= What you have to do =
Filter the records below for the word "this". Copy each line that holds it.

= Data shown =
^^^^^^^^^^^^^^^^
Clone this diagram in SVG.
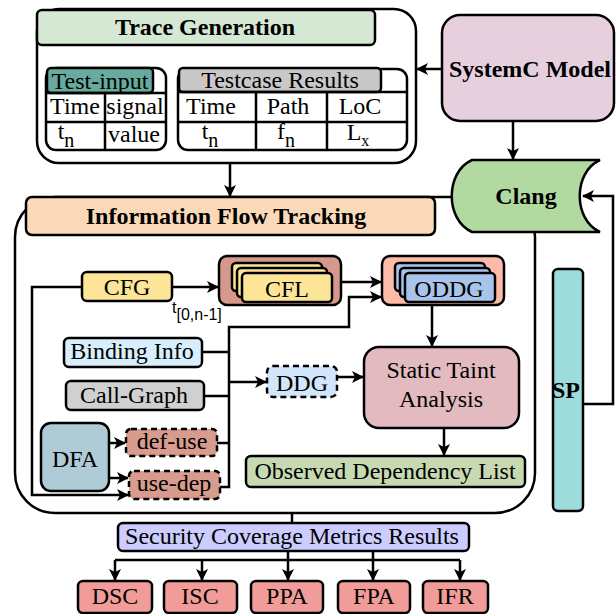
<svg xmlns="http://www.w3.org/2000/svg" width="616" height="614" viewBox="0 0 616 614">
<defs>
<style>
.t{font-family:"Liberation Serif","Times New Roman",serif;font-size:24px;fill:#000;text-anchor:middle}
.b{font-weight:bold}
.box{stroke:#000;stroke-width:2.5}
.dash{stroke-dasharray:6 4}
.ln{fill:none;stroke:#000;stroke-width:2.5}
.s{font-family:"Liberation Sans",Arial,sans-serif;font-size:16px;fill:#000}
</style>
<marker id="ah" viewBox="0 0 12 12" refX="11" refY="6" markerWidth="12" markerHeight="12" markerUnits="userSpaceOnUse" orient="auto">
<path d="M0,0 L12,6 L0,12 L3,6 Z" fill="#000"/>
</marker>
</defs>
<rect width="616" height="614" fill="#fff"/>

<!-- Trace Generation -->
<g id="trace-generation">
<rect class="box" x="37" y="9" width="379" height="154" rx="22" fill="#fff"/>
<rect class="box" x="37" y="10" width="338" height="35" rx="5" fill="#d5e8d4"/>
<text class="t b" x="205" y="35">Trace Generation</text>
</g>
<g id="test-input">
<rect class="box" x="46" y="68" width="120" height="82" rx="10" fill="#fff"/>
<rect class="box" x="47" y="68" width="106" height="25" rx="4" fill="#67ab9f"/>
<path class="ln" d="M46,93 H166 M46,122 H166 M105,93 V150"/>
<text class="t" x="100" y="89">Test-input</text>
<text class="t" x="75" y="114">Time</text>
<text class="t" x="135" y="114">signal</text>
<text class="t" x="66" y="139" font-size="22">t<tspan font-size="20" dy="8">n</tspan></text>
<text class="t" x="134" y="142">value</text>
</g>
<g id="testcase-results">
<rect class="box" x="178" y="69" width="229" height="81" rx="10" fill="#fff"/>
<rect class="box" x="179" y="68" width="202" height="24" rx="4" fill="#c8c8c8"/>
<path class="ln" d="M178,92 H407 M178,122 H407 M256,92 V150 M327,92 V150"/>
<text class="t" x="280" y="88">Testcase Results</text>
<text class="t" x="211" y="114">Time</text>
<text class="t" x="288" y="114">Path</text>
<text class="t" x="360" y="114">LoC</text>
<text class="t" x="210" y="139" font-size="22">t<tspan font-size="20" dy="8">n</tspan></text>
<text class="t" x="286" y="139" font-size="22">f<tspan font-size="20" dy="8">n</tspan></text>
<text class="t" x="358" y="140" font-size="19">L<tspan font-size="16" dy="6">x</tspan></text>
</g>

<!-- SystemC -->
<g id="systemc-model">
<rect class="box" x="442" y="15" width="172" height="106" rx="18" fill="#e6d0de"/>
<text class="t b" x="530" y="77">SystemC Model</text>
</g>

<!-- IFT outer -->
<g id="information-flow-tracking">
<rect class="box" x="15" y="197" width="520" height="316" rx="40" fill="#fff"/>
<rect class="box" x="26" y="197" width="409" height="38" rx="6" fill="#fad9b9"/>
<text class="t b" x="226" y="224">Information Flow Tracking</text>
</g>

<!-- Clang -->
<g id="clang">
<path class="box" d="M472,160 L600,160 C573,172 573,220 600,232 L472,232 C445,220 445,172 472,160 Z" fill="#b1d9a0"/>
<text class="t b" x="526" y="204">Clang</text>
</g>

<!-- SP -->
<g id="sp">
<rect class="box" x="553" y="269" width="30" height="242" rx="5" fill="#9edcdc"/>
<text class="t b" x="566" y="398">SP</text>
</g>

<g id="cfg">
<rect class="box" x="82" y="272" width="90" height="29" rx="5" fill="#fde598"/>
<text class="t" x="127" y="295">CFG</text>
</g>

<g id="cfl">
<rect class="box" x="219" y="256" width="122" height="49" rx="8" fill="#d4998b"/>
<rect class="box" x="232" y="263" width="90" height="28" rx="4" fill="#fde598"/>
<rect class="box" x="237" y="268" width="90" height="29" rx="4" fill="#fde598"/>
<rect class="box" x="242" y="273" width="90" height="29" rx="4" fill="#fde598"/>
<text class="t" x="287" y="297">CFL</text>
</g>

<g id="oddg">
<rect class="box" x="382" y="256" width="122" height="49" rx="8" fill="#fcbba8"/>
<rect class="box" x="395" y="263" width="90" height="28" rx="4" fill="#a9c4eb"/>
<rect class="box" x="400" y="268" width="90" height="29" rx="4" fill="#a9c4eb"/>
<rect class="box" x="405" y="273" width="90" height="29" rx="4" fill="#a9c4eb"/>
<text class="t" x="449" y="297">ODDG</text>
</g>

<g id="binding-info">
<rect class="box" x="64" y="338" width="138" height="29" rx="5" fill="#d7effc"/>
<text class="t" x="132" y="359">Binding Info</text>
</g>

<g id="call-graph">
<rect class="box" x="66" y="381" width="138" height="29" rx="5" fill="#d0d0d0"/>
<text class="t" x="134" y="403">Call-Graph</text>
</g>

<g id="dfa">
<rect class="box" x="41" y="423" width="68" height="68" rx="10" fill="#aecbd6"/>
<text class="t" x="75" y="467">DFA</text>
</g>

<g id="def-use">
<rect class="box dash" x="126" y="429" width="91" height="27" rx="5" fill="#d89c8e"/>
<text class="t" x="172" y="449">def-use</text>
</g>

<g id="use-dep">
<rect class="box dash" x="129" y="471" width="91" height="28" rx="5" fill="#d89c8e"/>
<text class="t" x="174" y="491">use-dep</text>
</g>

<g id="ddg">
<rect class="box dash" x="267" y="366" width="70" height="31" rx="6" fill="#d2e5fa"/>
<text class="t" x="302" y="391">DDG</text>
</g>

<g id="static-taint-analysis">
<rect class="box" x="364" y="347" width="155" height="81" rx="15" fill="#e3bac0"/>
<text class="t" x="441" y="378">Static Taint</text>
<text class="t" x="441" y="407">Analysis</text>
</g>

<g id="observed-dependency-list">
<rect class="box" x="246" y="456" width="279" height="31" rx="5" fill="#c6d9b1"/>
<text class="t" x="385" y="479">Observed Dependency List</text>
</g>

<g id="security-coverage-metrics-results">
<rect class="box" x="118" y="523" width="351" height="28" rx="5" fill="#ccccff"/>
<text class="t" x="292" y="544">Security Coverage Metrics Results</text>
</g>

<g id="dsc"><rect class="box" x="78" y="581" width="74" height="32" rx="5" fill="#f19c99"/><text class="t" x="115" y="604">DSC</text></g>
<g id="isc"><rect class="box" x="164" y="581" width="73" height="32" rx="5" fill="#f19c99"/><text class="t" x="200" y="604">ISC</text></g>
<g id="ppa"><rect class="box" x="251" y="581" width="72" height="32" rx="5" fill="#f19c99"/><text class="t" x="287" y="604">PPA</text></g>
<g id="fpa"><rect class="box" x="338" y="581" width="72" height="32" rx="5" fill="#f19c99"/><text class="t" x="374" y="604">FPA</text></g>
<g id="ifr"><rect class="box" x="423" y="581" width="65" height="32" rx="5" fill="#f19c99"/><text class="t" x="455" y="604">IFR</text></g>

<!-- connectors -->
<g id="connectors">
<path class="ln" d="M441,69 H417" marker-end="url(#ah)"/>
<path class="ln" d="M513,121 V159" marker-end="url(#ah)"/>
<path class="ln" d="M230,163 V196" marker-end="url(#ah)"/>
<path class="ln" d="M583,404 H613 V196 H583" marker-end="url(#ah)"/>
<path class="ln" d="M172,287 H218" marker-end="url(#ah)"/>
<text class="s" x="172" y="313">t<tspan dy="7">[0,n-1]</tspan></text>
<path class="ln" d="M82,287 H32 V495 H128" marker-end="url(#ah)"/>
<path class="ln" d="M341,282 H381" marker-end="url(#ah)"/>
<path class="ln" d="M220,487 H229 V327 H349 V297 H381" marker-end="url(#ah)"/>
<path class="ln" d="M202,352 H229 M204,396 H229 M217,443 H229"/>
<path class="ln" d="M229,382 H266" marker-end="url(#ah)"/>
<path class="ln" d="M337,377 H363" marker-end="url(#ah)"/>
<path class="ln" d="M432,305 V346" marker-end="url(#ah)"/>
<path class="ln" d="M444,428 V455" marker-end="url(#ah)"/>
<path class="ln" d="M109,443 H125" marker-end="url(#ah)"/>
<path class="ln" d="M109,478 H128" marker-end="url(#ah)"/>
<path class="ln" d="M292,513 V523"/>
<path class="ln" d="M115,560 H460"/>
<path class="ln" d="M115,560 V580" marker-end="url(#ah)"/>
<path class="ln" d="M202,560 V580" marker-end="url(#ah)"/>
<path class="ln" d="M288,551 V580" marker-end="url(#ah)"/>
<path class="ln" d="M373,551 V580" marker-end="url(#ah)"/>
<path class="ln" d="M460,560 V580" marker-end="url(#ah)"/>
</g>
</svg>
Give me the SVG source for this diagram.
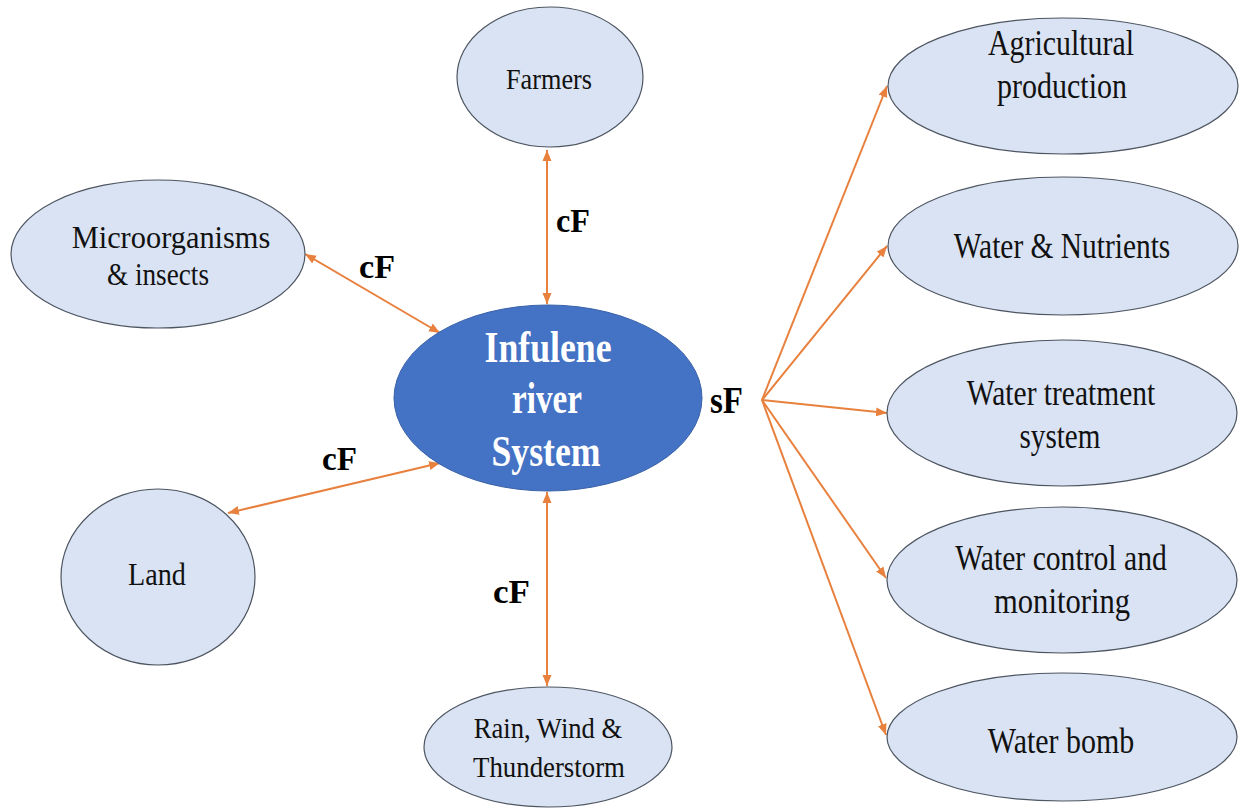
^^^^^^^^^^^^^^^^
= Result below =
Clone this diagram in SVG.
Give me the SVG source for this diagram.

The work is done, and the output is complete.